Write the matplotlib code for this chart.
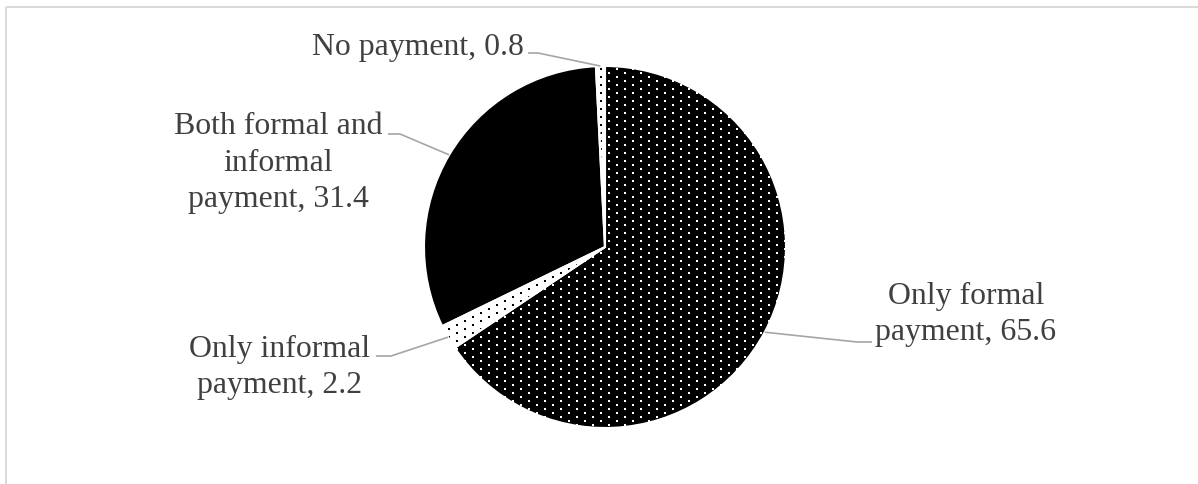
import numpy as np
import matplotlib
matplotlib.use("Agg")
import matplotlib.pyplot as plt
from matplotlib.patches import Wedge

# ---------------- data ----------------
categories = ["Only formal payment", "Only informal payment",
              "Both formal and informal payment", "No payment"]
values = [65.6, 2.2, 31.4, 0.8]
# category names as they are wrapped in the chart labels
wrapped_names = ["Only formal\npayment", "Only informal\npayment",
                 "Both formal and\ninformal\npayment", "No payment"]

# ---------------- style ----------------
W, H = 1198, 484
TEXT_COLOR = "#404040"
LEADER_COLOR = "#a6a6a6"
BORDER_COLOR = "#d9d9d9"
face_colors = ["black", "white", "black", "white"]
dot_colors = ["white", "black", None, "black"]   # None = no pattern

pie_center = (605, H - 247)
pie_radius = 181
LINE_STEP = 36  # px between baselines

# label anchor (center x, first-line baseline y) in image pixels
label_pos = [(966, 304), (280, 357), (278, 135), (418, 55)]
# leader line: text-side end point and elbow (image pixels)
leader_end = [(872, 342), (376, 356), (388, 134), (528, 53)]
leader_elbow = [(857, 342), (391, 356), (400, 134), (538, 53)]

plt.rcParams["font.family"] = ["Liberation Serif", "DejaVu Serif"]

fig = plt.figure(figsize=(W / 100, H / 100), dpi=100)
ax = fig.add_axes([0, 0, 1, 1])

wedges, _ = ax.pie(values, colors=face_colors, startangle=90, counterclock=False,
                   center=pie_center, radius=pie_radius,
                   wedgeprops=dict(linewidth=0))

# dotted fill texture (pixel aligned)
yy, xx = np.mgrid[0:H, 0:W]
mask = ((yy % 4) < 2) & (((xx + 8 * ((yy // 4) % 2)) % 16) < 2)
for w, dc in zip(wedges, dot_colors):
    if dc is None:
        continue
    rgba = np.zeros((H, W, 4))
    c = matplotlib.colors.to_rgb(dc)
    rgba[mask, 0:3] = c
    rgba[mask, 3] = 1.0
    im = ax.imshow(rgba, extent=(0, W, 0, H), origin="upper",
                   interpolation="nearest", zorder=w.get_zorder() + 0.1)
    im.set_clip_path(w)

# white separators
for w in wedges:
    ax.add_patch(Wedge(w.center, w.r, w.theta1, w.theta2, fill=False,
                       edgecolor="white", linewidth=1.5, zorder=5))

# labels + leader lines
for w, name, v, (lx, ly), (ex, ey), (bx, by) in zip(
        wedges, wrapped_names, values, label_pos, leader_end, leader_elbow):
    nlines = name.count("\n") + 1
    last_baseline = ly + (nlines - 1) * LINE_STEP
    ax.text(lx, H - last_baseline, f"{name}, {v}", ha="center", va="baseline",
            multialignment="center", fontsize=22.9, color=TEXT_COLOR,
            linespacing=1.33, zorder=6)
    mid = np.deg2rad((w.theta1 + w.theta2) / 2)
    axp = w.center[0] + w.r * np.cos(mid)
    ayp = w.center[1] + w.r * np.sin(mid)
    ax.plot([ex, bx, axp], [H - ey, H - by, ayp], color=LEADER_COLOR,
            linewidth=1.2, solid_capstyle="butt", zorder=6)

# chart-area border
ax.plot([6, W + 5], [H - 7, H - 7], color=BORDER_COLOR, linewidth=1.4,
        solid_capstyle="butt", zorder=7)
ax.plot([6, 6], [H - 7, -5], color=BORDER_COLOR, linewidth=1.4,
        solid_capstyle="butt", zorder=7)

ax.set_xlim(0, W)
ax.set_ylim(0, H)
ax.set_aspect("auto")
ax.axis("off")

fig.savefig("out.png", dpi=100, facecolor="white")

☆ ☆ ☆ ☆ ☆

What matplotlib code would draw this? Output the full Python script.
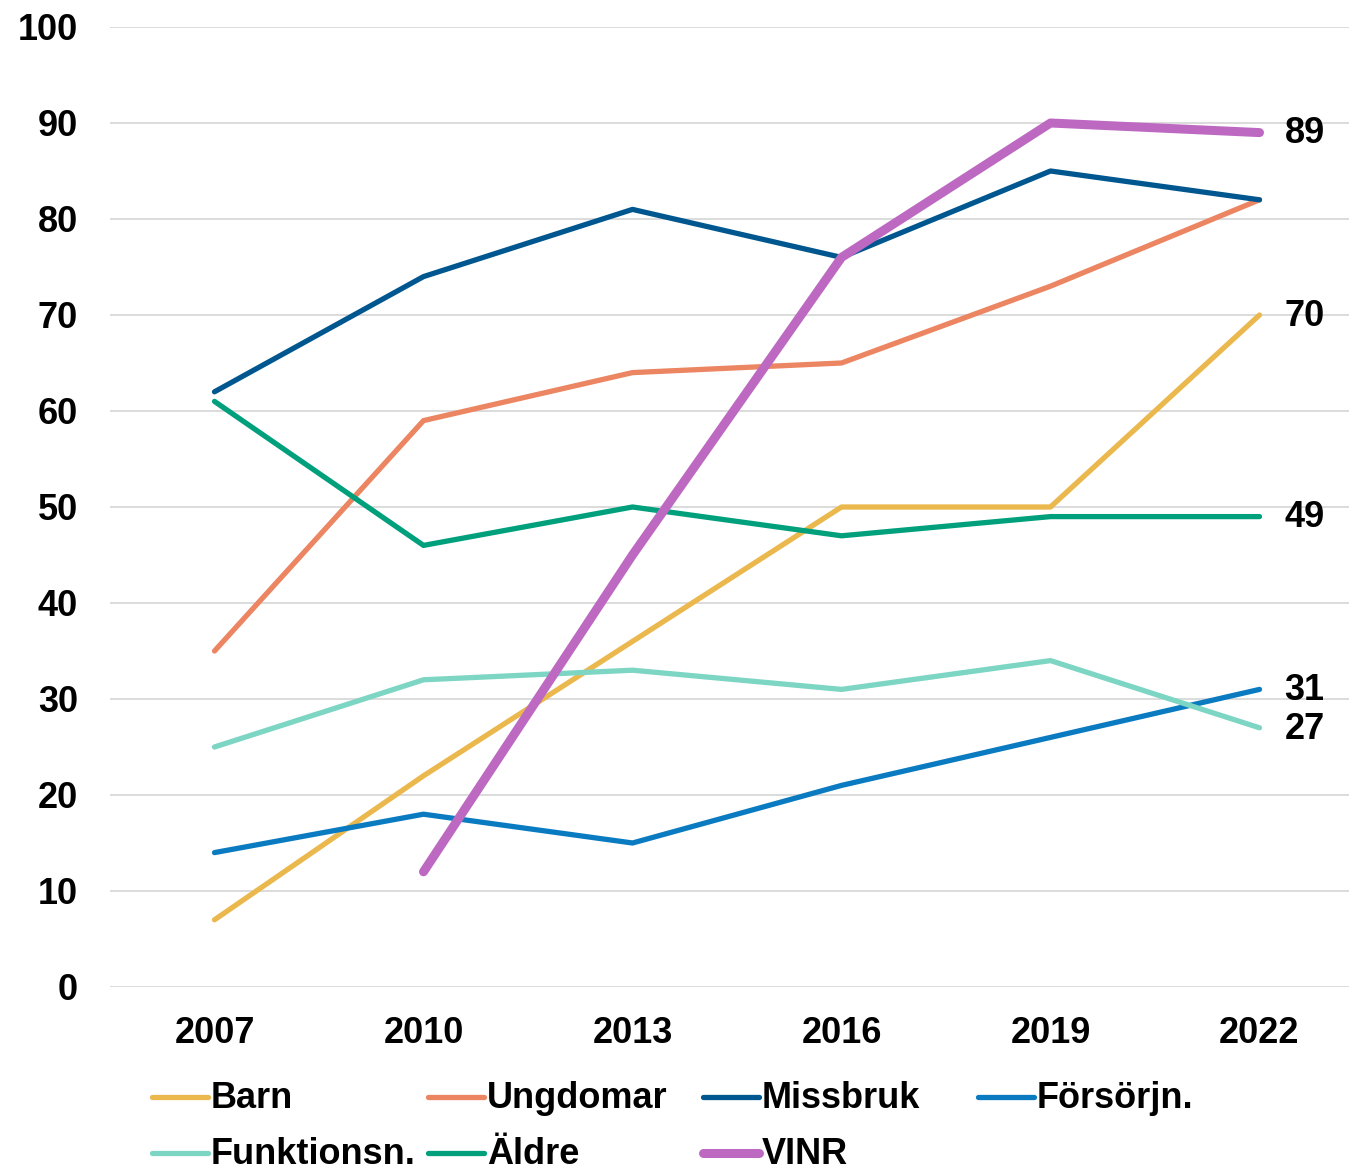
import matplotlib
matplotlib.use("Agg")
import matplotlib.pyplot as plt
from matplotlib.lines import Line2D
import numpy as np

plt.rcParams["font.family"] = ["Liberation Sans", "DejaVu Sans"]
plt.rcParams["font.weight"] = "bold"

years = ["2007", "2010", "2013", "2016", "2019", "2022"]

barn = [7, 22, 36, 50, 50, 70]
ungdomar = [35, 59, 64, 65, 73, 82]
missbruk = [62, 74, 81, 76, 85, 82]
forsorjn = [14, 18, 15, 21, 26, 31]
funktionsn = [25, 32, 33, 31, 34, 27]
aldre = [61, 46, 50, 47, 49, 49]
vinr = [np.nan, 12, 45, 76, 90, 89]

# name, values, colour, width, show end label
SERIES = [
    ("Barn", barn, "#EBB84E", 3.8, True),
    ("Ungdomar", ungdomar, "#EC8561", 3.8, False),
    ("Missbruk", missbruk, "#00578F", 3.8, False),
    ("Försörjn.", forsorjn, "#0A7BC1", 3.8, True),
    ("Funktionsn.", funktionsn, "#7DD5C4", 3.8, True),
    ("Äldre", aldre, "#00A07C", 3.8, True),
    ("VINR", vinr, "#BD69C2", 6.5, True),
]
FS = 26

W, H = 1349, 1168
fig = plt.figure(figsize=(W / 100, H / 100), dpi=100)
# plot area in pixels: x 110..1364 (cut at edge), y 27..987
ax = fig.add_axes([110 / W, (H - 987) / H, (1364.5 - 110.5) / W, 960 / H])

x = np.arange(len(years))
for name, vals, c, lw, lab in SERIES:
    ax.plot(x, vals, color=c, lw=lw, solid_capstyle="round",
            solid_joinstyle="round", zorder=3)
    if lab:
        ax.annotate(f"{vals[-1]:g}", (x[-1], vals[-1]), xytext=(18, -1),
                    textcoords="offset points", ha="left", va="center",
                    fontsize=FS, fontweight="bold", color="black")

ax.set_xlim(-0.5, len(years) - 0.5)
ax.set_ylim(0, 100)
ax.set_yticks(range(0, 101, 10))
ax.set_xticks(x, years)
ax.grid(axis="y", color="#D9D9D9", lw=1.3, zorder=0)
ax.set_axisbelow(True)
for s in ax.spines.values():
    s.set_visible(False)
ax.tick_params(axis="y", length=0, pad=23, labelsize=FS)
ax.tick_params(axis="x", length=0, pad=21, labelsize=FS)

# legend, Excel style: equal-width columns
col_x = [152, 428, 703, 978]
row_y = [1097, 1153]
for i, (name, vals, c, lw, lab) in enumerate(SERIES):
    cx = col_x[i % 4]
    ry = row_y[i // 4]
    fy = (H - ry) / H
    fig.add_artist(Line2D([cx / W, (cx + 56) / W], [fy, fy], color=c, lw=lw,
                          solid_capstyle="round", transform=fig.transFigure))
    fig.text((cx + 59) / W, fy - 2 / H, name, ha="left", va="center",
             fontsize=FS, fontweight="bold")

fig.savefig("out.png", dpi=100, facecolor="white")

☆ ☆ ☆ ☆ ☆

Transcribe only the lines from the line holding "Write the matplotlib code for this chart." through the line holding "from matplotlib.patches import Wedge", inclusive, without any of the pictures.

▸ **EXERCISE ANSWER**
Write the matplotlib code for this chart.
import numpy as np
import matplotlib
matplotlib.use("Agg")
import matplotlib.pyplot as plt
from matplotlib.patches import Wedge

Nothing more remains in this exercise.